- Professional Indemnity Insurance
Travelers’ data reveals key themes and risk management priorities
In a time of economic instability, a law firm that experiences a large loss may find itself in an especially difficult position. In addition to having to ride the waves of the current business environment, the firm could also face higher insurance premiums following the loss, then find less competitive options for professional indemnity cover as a result.
Many law firms are feeling the pressure. Data from the Solicitors Regulation Authority found that in the 12 months ending in June of this year, 572 law firms had closed, while over roughly the same period, 383 firms had opened. Although a sliver of the closures (17%) happened due to a merger/amalgamation, the majority of other closures occurred because the firms had ceased practising.
Mitigating large losses can help smooth the waters for firms. Insurers, of course, also have a vested interest in helping their law firm clients anticipate their risks and take action to contain them – and the loss patterns they identify can say a lot about the exposures of a profession.
Loss patterns emerge from the data
Paul Smith, Senior Risk Management Consultant at Travelers Europe, studies data about losses in solicitor firms in an effort to identify such patterns which hopefully shines a spotlight on where risk management can help. Recently, he reviewed sets of solicitors’ data between October 2000 and September 2023 to gather a significant data set of large loss claims, which the insurers defined as being over £250,000. While that figure in 2001 would represent a much larger amount than it does in 2023, due to inflation, there are still some clear themes that emerged from the research. Specifically:
Large losses are persistent, becoming more costly, and happen for law firms of all sizes: Smith noted that there have been a high number of claims for large losses in recent years and the total severity of those claims has been trending up. While one might assume large firms are responsible for the largest losses, these claims tend to spread across all sizes of firm, not just the large or small firms.
The top five areas driving large losses in law firms appear consistently over time: From 2001-2023, commercial work represented 30% of claims notifications and 50% of damages claimed. The remaining four areas included commercial litigation, commercial property, residential property, and trust & probate. However, commercial work remains a clear outlier in the severity and frequency of its risks to firms.
There are patterns in the kinds of errors that lead to claims for large loss: Firstly, large loss cases tend to involve more failures of advice than in the overall book. Secondly, the most frequently notified errors pertain to retainer management failure. These errors are often very simple, such as not following instructions, taking the wrong step in a process, or missing a time limit. Finally, dishonesty has been on an upward trajectory since 2020 and involves a mix of methods, such as identity theft, fraudulent sellers, or the interception of payments and the changing of bank details.
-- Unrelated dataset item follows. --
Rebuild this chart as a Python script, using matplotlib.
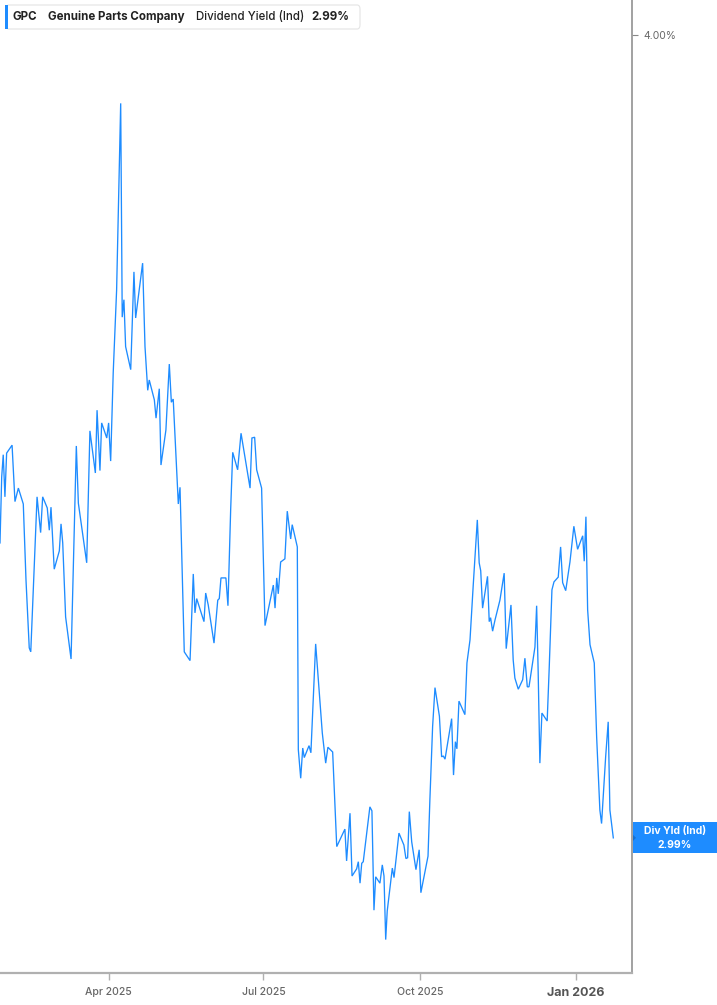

Trend chart of errors leading to claims
Mapping legal work areas onto errors reveals more specific risk management targets: Commercial work presents the main challenge for firms looking to reduce errors in retainer management, drafting and advice as all three areas are claim hotspots. Commercial property and commercial litigation generate claims in retainer management and advice. In residential conveyancing, claims involving dishonesty (whether the dishonesty is by an employee or a third party) are a hotspot where firms could focus their attention.
Hotspots matrix of work areas and errors
Mitigating large losses
Given the data above, what can law firms do to manage and mitigate the risk that errors will generate claims for large losses? Targeting some types of error could potentially present faster results than others.
Retainer management errors, for example, tend to be simple mistakes and tend to be the result of human error, such as distraction, in turn caused by stress, pressure or fatigue. Where slips and lapses in procedure occur, a firm should ask whether this is possibly a reflection of the culture of a firm as a whole and whether steps could be taken to address or improve the work environment. While many firms have taken steps to support the mental wellbeing of their employees, recent research has found that these changes haven’t gone deep enough. Indeed, while nearly three-quarters of law firms report having initiatives in place to support employees’ mental health, this year there has been a 24% increase in the number of people contacting LawCare, the mental health and wellbeing charity for legal professionals.
“Lawyers who are often tired and feel pressured to work are more likely to make mistakes,” Smith said. “Poor sleep disrupts our circadian rhythms – the changes in our body functions over a 24-hour cycle, governed by exposure to lightness and darkness. That disruption can have adverse effects on our physical and mental health. It can set the stage for distraction, as well as affecting our decision-making ability. In extreme cases, it can warp an individual’s moral compass”
The other error hotspots Smith identified may also have roots in the degree of physical support available to lawyers and the pressures this can generate for them. Lawyers tend to pride themselves on getting advice right, so if they are making advice errors, they may lack the support systems required to perform research and associated tasks properly. Dishonesty claims tend to involve poor systems particularly with regard to cyber security, or reduced awareness of the nature and scale of cyber threats, and can result when high work-related pressures combine with a lack of supervision.
“Law firms are inherently high-pressure environments and the pressures can present themselves in a range of forms,” Smith said. “These pressures can and do lead to large losses, and the firms that take a step back to assess the reasons for those losses, and make changes can strengthen their foundation against the economic headwinds that may debilitate other firms.”